Aparentemente, os militares não têm responsabilidade social. Estão aí para garantir a ordem social brasileira, independentemente de suas disparidades e iniquidades sociais. Embora me esforce, sem sucesso, para dizer o contrário, esses homens fardados sempre parecem estar a serviço do patronato brasileiro. Acham-se superiores aos civis, acusando-os de fazer trapalhadas e eles serem obrigados a intervir para restaurar a ordem social. Quando no poder, os militares fazem as mesmas besteiras e colocam em risco as regras do jogo e as instituições democráticas.

Por conta dessa expressiva presença nos aparatos que deveriam ser ocupados por civis, tem ocorrido uma indesejável politização dos quartéis por parte dos militares e de seus apoiadores civis oportunistas. Muitos quadros têm sido aproveitados, gerando descontentamento entre aqueles que ainda não tiveram a sua oportunidade de dobrar os salários e usufruir das benesses do poder. Além disso, muitos militares têm entrado para a política ocupando postos no Congresso. Por último, os militares são eleitores e têm preferências em termos de candidatos e de partidos. Tudo isso junto reforça a politização das instituições militares. Apesar dessa politização ou, por isso mesmo, não existe um pensamento único nas forças militares.
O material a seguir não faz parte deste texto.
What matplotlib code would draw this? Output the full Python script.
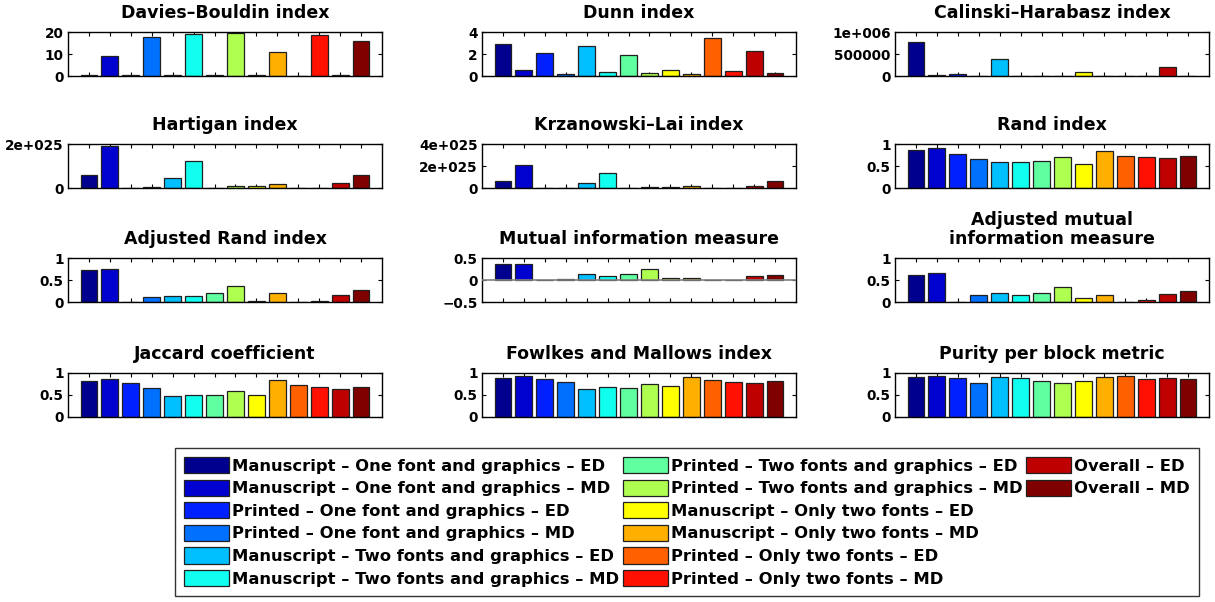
import numpy as np
import matplotlib
matplotlib.use("Agg")
import matplotlib.pyplot as plt
from matplotlib.patches import Rectangle

plt.rcParams['font.family'] = ['DejaVu Sans']
plt.rcParams['font.weight'] = 'bold'

series_labels = [
    "Manuscript \u2013 One font and graphics \u2013 ED",
    "Manuscript \u2013 One font and graphics \u2013 MD",
    "Printed \u2013 One font and graphics \u2013 ED",
    "Printed \u2013 One font and graphics \u2013 MD",
    "Manuscript \u2013 Two fonts and graphics \u2013 ED",
    "Manuscript \u2013 Two fonts and graphics \u2013 MD",
    "Printed \u2013 Two fonts and graphics \u2013 ED",
    "Printed \u2013 Two fonts and graphics \u2013 MD",
    "Manuscript \u2013 Only two fonts \u2013 ED",
    "Manuscript \u2013 Only two fonts \u2013 MD",
    "Printed \u2013 Only two fonts \u2013 ED",
    "Printed \u2013 Only two fonts \u2013 MD",
    "Overall \u2013 ED",
    "Overall \u2013 MD",
]

titles = [
    "Davies\u2013Bouldin index", "Dunn index", "Calinski\u2013Harabasz index",
    "Hartigan index", "Krzanowski\u2013Lai index", "Rand index",
    "Adjusted Rand index", "Mutual information measure", "Adjusted mutual\ninformation measure",
    "Jaccard coefficient", "Fowlkes and Mallows index", "Purity per block metric",
]

davies_bouldin = [0.3, 9.3, 0.3, 17.9, 0.3, 19.2, 0.4, 19.6, 0.6, 10.7, 0.2, 18.6, 0.3, 15.9]
dunn = [2.92, 0.52, 2.12, 0.18, 2.74, 0.34, 1.94, 0.25, 0.52, 0.18, 3.45, 0.46, 2.28, 0.30]
calinski = [7.7e5, 3e4, 5e4, 5e3, 3.77e5, 5e3, 8e3, 3e3, 8.5e4, 5e3, 2e3, 2e3, 2.15e5, 6e3]
hartigan = [0.61e25, 1.93e25, 0.02e25, 0.045e25, 0.46e25, 1.22e25, 0.02e25, 0.075e25,
            0.10e25, 0.16e25, 0.01e25, 0.01e25, 0.21e25, 0.57e25]
krzanowski = [0.63e25, 2.05e25, 0.02e25, 0.04e25, 0.48e25, 1.32e25, 0.02e25, 0.07e25,
              0.12e25, 0.21e25, 0.01e25, 0.01e25, 0.21e25, 0.60e25]
rand_idx = [0.87, 0.90, 0.78, 0.66, 0.59, 0.58, 0.61, 0.70, 0.54, 0.84, 0.72, 0.71, 0.69, 0.72]
adj_rand = [0.73, 0.75, 0.005, 0.12, 0.14, 0.14, 0.20, 0.37, 0.02, 0.20, 0.01, 0.03, 0.17, 0.27]
mutual_info = [0.36, 0.37, -0.005, 0.03, 0.13, 0.10, 0.14, 0.25, 0.04, 0.035, -0.01, -0.005, 0.10, 0.12]
adj_mutual_info = [0.61, 0.66, 0.005, 0.15, 0.20, 0.17, 0.20, 0.34, 0.09, 0.17, 0.005, 0.04, 0.18, 0.25]
jaccard = [0.82, 0.86, 0.78, 0.66, 0.48, 0.51, 0.50, 0.59, 0.51, 0.83, 0.73, 0.68, 0.64, 0.68]
fowlkes = [0.89, 0.93, 0.87, 0.80, 0.64, 0.68, 0.67, 0.74, 0.70, 0.91, 0.85, 0.80, 0.77, 0.81]
purity = [0.92, 0.93, 0.88, 0.78, 0.91, 0.89, 0.82, 0.77, 0.82, 0.90, 0.94, 0.86, 0.88, 0.86]

all_values = [davies_bouldin, dunn, calinski, hartigan, krzanowski, rand_idx,
              adj_rand, mutual_info, adj_mutual_info, jaccard, fowlkes, purity]

ylims = [(0, 20), (0, 4), (0, 1e6), (0, 2e25), (0, 4e25), (0, 1),
         (0, 1), (-0.5, 0.5), (0, 1), (0, 1), (0, 1), (0, 1)]
yticks = [[0, 10, 20], [0, 2, 4], [0, 5e5, 1e6], [0, 2e25], [0, 2e25, 4e25], [0, 0.5, 1],
          [0, 0.5, 1], [-0.5, 0, 0.5], [0, 0.5, 1], [0, 0.5, 1], [0, 0.5, 1], [0, 0.5, 1]]
yticklabels = [["0", "10", "20"], ["0", "2", "4"], ["0", "500000", "1e+006"], ["0", "2e+025"],
               ["0", "2e+025", "4e+025"], ["0", "0.5", "1"], ["0", "0.5", "1"],
               ["\u22120.5", "0", "0.5"], ["0", "0.5", "1"], ["0", "0.5", "1"],
               ["0", "0.5", "1"], ["0", "0.5", "1"]]


def matlab_jet(m=64):
    """MATLAB's jet(m) colormap table."""
    n = int(np.ceil(m / 4))
    u = np.concatenate([np.arange(1, n + 1) / n, np.ones(n - 1), np.arange(n, 0, -1) / n])
    g = int(np.ceil(n / 2)) - (1 if m % 4 == 1 else 0) + np.arange(1, len(u) + 1)
    r = g + n
    b = g - n
    cmap = np.zeros((m, 3))
    for idx, ch in ((r, 0), (g, 1), (b, 2)):
        keep = (idx >= 1) & (idx <= m)
        cmap[idx[keep] - 1, ch] = u[keep]
    return cmap


n = len(series_labels)
jet64 = matlab_jet(64)
cidx = np.minimum(np.floor(np.arange(n) / (n - 1) * 64).astype(int), 63)
colors = jet64[cidx]

W, H = 1215, 602
fig = plt.figure(figsize=(W / 100, H / 100), dpi=100)

col_left = [68, 482, 895]
row_top = [32, 144, 258, 373]
ax_w, ax_h = 314, 44

x = np.arange(1, n + 1)

handles = None
for i, vals in enumerate(all_values):
    r, c = divmod(i, 3)
    left = col_left[c] / W
    bottom = (H - row_top[r] - ax_h) / H
    ax = fig.add_axes([left, bottom, ax_w / W, ax_h / H])
    bars = ax.bar(x, vals, width=0.8, color=colors, edgecolor='#202020', linewidth=0.9, zorder=2)
    if handles is None:
        handles = list(bars)
    if ylims[i][0] < 0:
        ax.axhline(0, color='#808080', lw=1.2, zorder=3)
    ax.set_xlim(0, 15)
    ax.set_ylim(*ylims[i])
    ax.set_xticks(x)
    ax.set_xticklabels([])
    ax.set_yticks(yticks[i])
    ax.set_yticklabels(yticklabels[i], fontsize=9.8, fontweight='bold')
    ax.tick_params(direction='in', length=3, width=0.8, top=True, right=True, pad=3)
    for s in ax.spines.values():
        s.set_linewidth(1.0)
    ax.set_title(titles[i], fontsize=12.5, fontweight='bold', pad=10, linespacing=1.05)

# legend laid out column-wise: 6 + 6 + 2 entries (pad the last column with blanks)
blank = Rectangle((0, 0), 1, 1, visible=False)
leg_handles = handles[:12] + handles[12:] + [blank] * 4
leg_labels = series_labels[:12] + series_labels[12:] + [""] * 4

leg = fig.legend(leg_handles, leg_labels, ncol=3, loc='upper left',
                 bbox_to_anchor=(175 / W, 1 - 448 / H),
                 prop={'size': 11.8, 'weight': 'bold'}, frameon=True, fancybox=False,
                 edgecolor='black', handlelength=2.75, handleheight=1.15,
                 handletextpad=0.2, columnspacing=0.2, labelspacing=0.36,
                 borderpad=0.55, borderaxespad=0)
leg.get_frame().set_linewidth(1.0)

fig.savefig("out.png", dpi=100)
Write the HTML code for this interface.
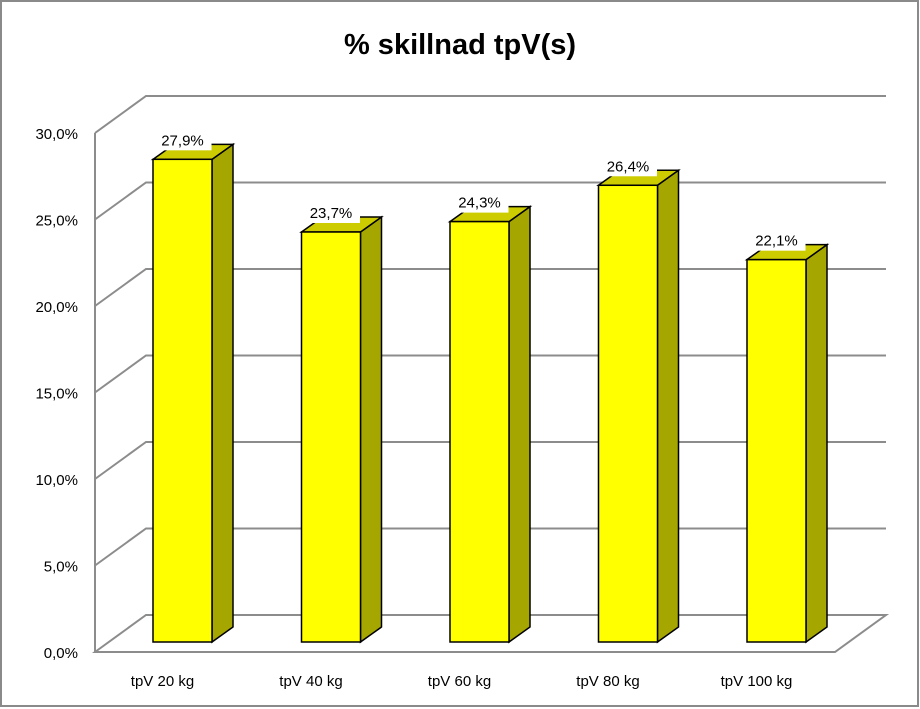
<!DOCTYPE html>
<html><head><meta charset="utf-8"><style>
html,body{margin:0;padding:0;background:#fff;}
svg{display:block;font-family:"Liberation Sans",sans-serif;}
</style></head><body>
<svg id="chart" width="920" height="709" xmlns="http://www.w3.org/2000/svg">
<rect x="1" y="1" width="917" height="705" fill="#fff" stroke="#8a8a8a" stroke-width="2"/>
<text x="460" y="54" text-anchor="middle" font-size="29" font-weight="bold" fill="#000">% skillnad tpV(s)</text>
<g id="grid"></g><g id="bars"></g><g id="labels"></g>
</svg>
<script>
const categories=["tpV 20 kg","tpV 40 kg","tpV 60 kg","tpV 80 kg","tpV 100 kg"];
const values=[27.9,23.7,24.3,26.4,22.1];
const valueLabels=["27,9%","23,7%","24,3%","26,4%","22,1%"];
const ticks=[0,5,10,15,20,25,30];
const tickLabels=["0,0%","5,0%","10,0%","15,0%","20,0%","25,0%","30,0%"];
const NS="http://www.w3.org/2000/svg";
const X0=95,Y0=652,PX=17.3,DX=51,DY=-37,XR=835;
function y(v){return Y0-v*PX;}
function mk(t,a,p){const e=document.createElementNS(NS,t);for(const k in a)e.setAttribute(k,a[k]);p.appendChild(e);return e;}
const grid=document.getElementById('grid'),bars=document.getElementById('bars'),lab=document.getElementById('labels');
const gc="#8c8c8c";
ticks.forEach((t,i)=>{
  if(i>0){const g=mk('polyline',{points:`${X0},${y(t)} ${X0+DX},${y(t)+DY} ${XR+DX},${y(t)+DY}`,fill:'none',stroke:gc,'stroke-width':2},grid);
  
  }
  const tx=mk('text',{x:78,y:y(t)+6,'text-anchor':'end','font-size':15,fill:'#000'},lab);
  tx.textContent=tickLabels[i];
  
  
});
const floor=mk('polygon',{points:`${X0},${Y0} ${X0+DX},${Y0+DY} ${XR+DX},${Y0+DY} ${XR},${Y0}`,fill:'none',stroke:gc,'stroke-width':2},grid);


const ax=mk('line',{x1:X0,y1:y(30),x2:X0,y2:Y0,stroke:gc,'stroke-width':2},grid);


const step=148.5,bw=59,bx0=153,base=642,sdx=21,sdy=-15;
values.forEach((v,i)=>{
  const x=bx0+i*step,top=base-v*PX;
  const g=mk('g',{},bars);
  
  
  mk('polygon',{points:`${x+bw},${top} ${x+bw+sdx},${top+sdy} ${x+bw+sdx},${base+sdy} ${x+bw},${base}`,fill:'#a6a600',stroke:'#000','stroke-width':1.5},g);
  mk('polygon',{points:`${x},${top} ${x+sdx},${top+sdy} ${x+bw+sdx},${top+sdy} ${x+bw},${top}`,fill:'#cccc00',stroke:'#000','stroke-width':1.5},g);
  mk('rect',{x:x,y:top,width:bw,height:base-top,fill:'#ffff00',stroke:'#000','stroke-width':1.5},g);
  const cx=x+bw/2;
  const bg=mk('rect',{x:cx-29,y:top-31,width:58,height:22,fill:'#fff'},lab);
  
  
  const t=mk('text',{x:cx,y:top-14,'text-anchor':'middle','font-size':15,fill:'#000'},lab);
  t.textContent=valueLabels[i];
  
  
  const c=mk('text',{x:cx-20,y:686,'text-anchor':'middle','font-size':15,fill:'#000'},lab);
  c.textContent=categories[i];
  
  
});
</script>
</body></html>
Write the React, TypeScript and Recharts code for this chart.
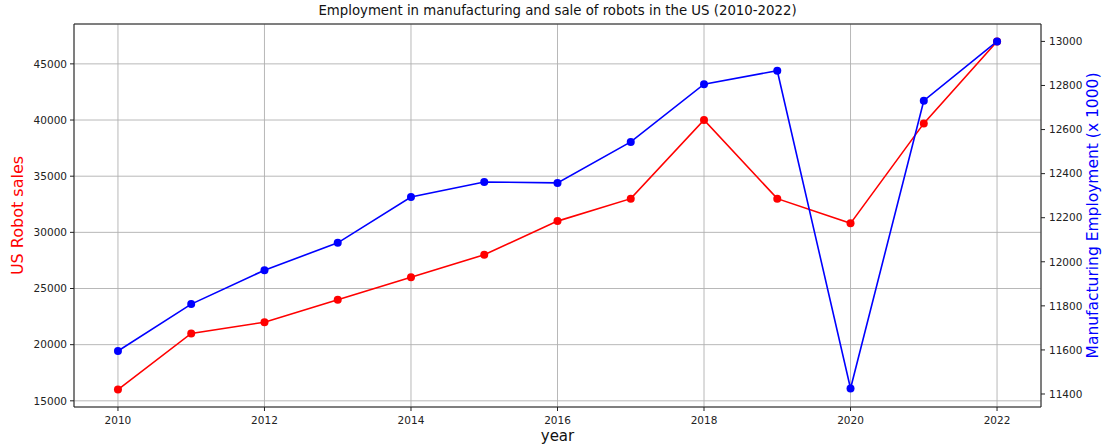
import React from "react";
import { LineChart, Line, XAxis, YAxis, CartesianGrid, ReferenceLine } from "recharts";

const years = [2010, 2011, 2012, 2013, 2014, 2015, 2016, 2017, 2018, 2019, 2020, 2021, 2022];
const robotSales = [16000, 21000, 22000, 24000, 26000, 28000, 31000, 33000, 40000, 33000, 30800, 39700, 47000];
const employment = [11595, 11808, 11962, 12086, 12294, 12362, 12358, 12544, 12806, 12867, 11425, 12731, 13000];

const xTicks = [2010, 2012, 2014, 2016, 2018, 2020, 2022];
const salesTicks = [15000, 20000, 25000, 30000, 35000, 40000, 45000];
const employmentTicks = [11400, 11600, 11800, 12000, 12200, 12400, 12600, 12800, 13000];

const data = years.map((year, i) => ({ year, sales: robotSales[i], employment: employment[i] }));

const font = "DejaVu Sans, sans-serif";
const tickStyle = { fill: "#222", fontSize: 10.5, fontFamily: font };

export default function App() {
    return (
        <div style={{ position: "absolute", left: 0, top: 0, width: 1104, height: 446, background: "#fff" }}>
            <div
                style={{
                    position: "absolute", top: 3, left: 0, width: 1115, textAlign: "center",
                    fontFamily: font, fontSize: 13.3, color: "#111"
                }}
            >
                Employment in manufacturing and sale of robots in the US (2010-2022)
            </div>
            <LineChart width={1104} height={446} data={data} margin={{ top: 24, right: 0, left: 0, bottom: 0 }}>
                <CartesianGrid yAxisId="left" stroke="#b0b0b0" strokeWidth={0.9} />
                <XAxis
                    dataKey="year"
                    type="number"
                    domain={[2009.4, 2022.6]}
                    ticks={xTicks}
                    allowDataOverflow
                    height={39}
                    tick={tickStyle}
                    tickSize={4}
                    tickMargin={6}
                    stroke="#222"
                    label={{ value: "year", position: "insideBottom", offset: 5, fill: "#111", fontSize: 15, fontFamily: font }}
                />
                <YAxis
                    yAxisId="left"
                    domain={[14450, 48550]}
                    ticks={salesTicks}
                    allowDataOverflow
                    width={74}
                    tick={tickStyle}
                    tickSize={4}
                    tickMargin={3}
                    stroke="#222"
                    label={{
                        value: "US Robot sales", angle: -90, position: "insideLeft", offset: 17,
                        fill: "#ff0000", fontSize: 16, fontFamily: font, style: { textAnchor: "middle" }
                    }}
                />
                <YAxis
                    yAxisId="right"
                    orientation="right"
                    domain={[11341, 13079]}
                    ticks={employmentTicks}
                    allowDataOverflow
                    width={63}
                    tick={tickStyle}
                    tickSize={4}
                    tickMargin={4}
                    stroke="#222"
                    label={{
                        value: "Manufacturing Employment (x 1000)", angle: -90, position: "insideRight", offset: 12,
                        fill: "#0000ff", fontSize: 15.5, fontFamily: font, style: { textAnchor: "middle" }
                    }}
                />
                <ReferenceLine yAxisId="left" y={48550} stroke="#222" strokeWidth={1} />
                <Line
                    yAxisId="left"
                    dataKey="sales"
                    type="linear"
                    stroke="#ff0000"
                    strokeWidth={1.6}
                    dot={{ r: 4, fill: "#ff0000", stroke: "#ff0000", strokeWidth: 0 }}
                    isAnimationActive={false}
                />
                <Line
                    yAxisId="right"
                    dataKey="employment"
                    type="linear"
                    stroke="#0000ff"
                    strokeWidth={1.6}
                    dot={{ r: 4, fill: "#0000ff", stroke: "#0000ff", strokeWidth: 0 }}
                    isAnimationActive={false}
                />
            </LineChart>
        </div>
    );
}
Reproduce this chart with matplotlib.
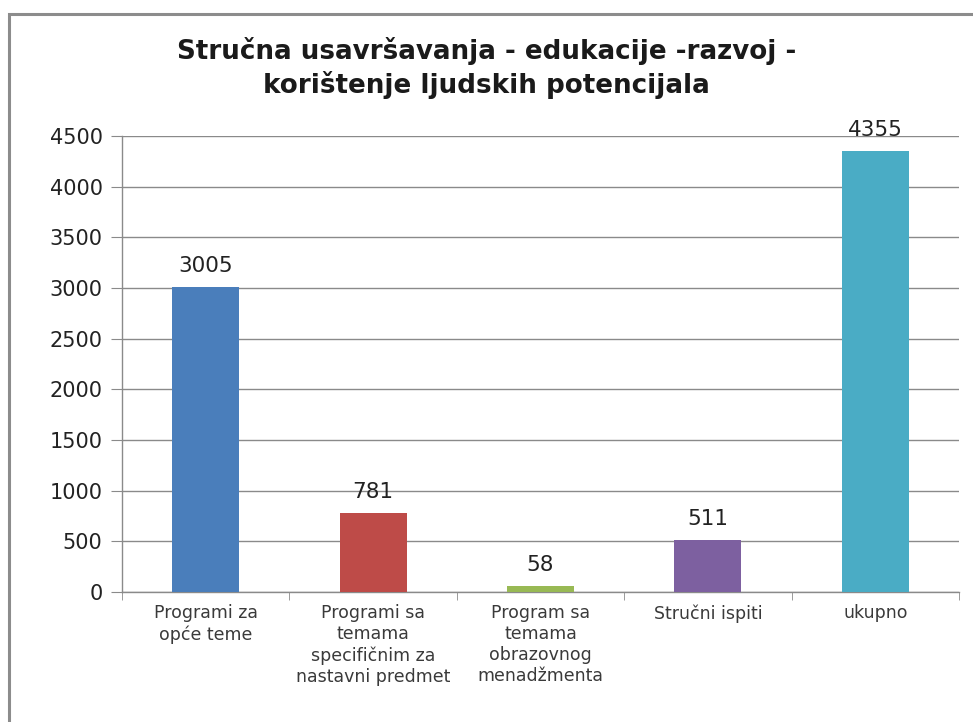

Os militares não prestam contas à sociedade de suas atividades. Deveria haver alguma forma de controle social externo sobre as suas instituições. Do jeito como estão organizadas, as forças militares parecem ser um Estado paralelo ao Estado no Brasil, do qual fazem parte civis ou não. Todavia, um efeito positivo do peso dos militares no atual governo federal tem sido a necessidade de as instituições militares se tornarem mais transparentes, derivada da cobertura da mídia de suas atividades. A despeito disto, em minha opinião, eles deveriam sair do governo de Bolsonaro. A sua permanência como quadros do governo atual só traz desgaste para os militares e para suas corporações. Isso tem sido fonte de perda de legitimidade perante a sociedade civil e a comunidade internacional.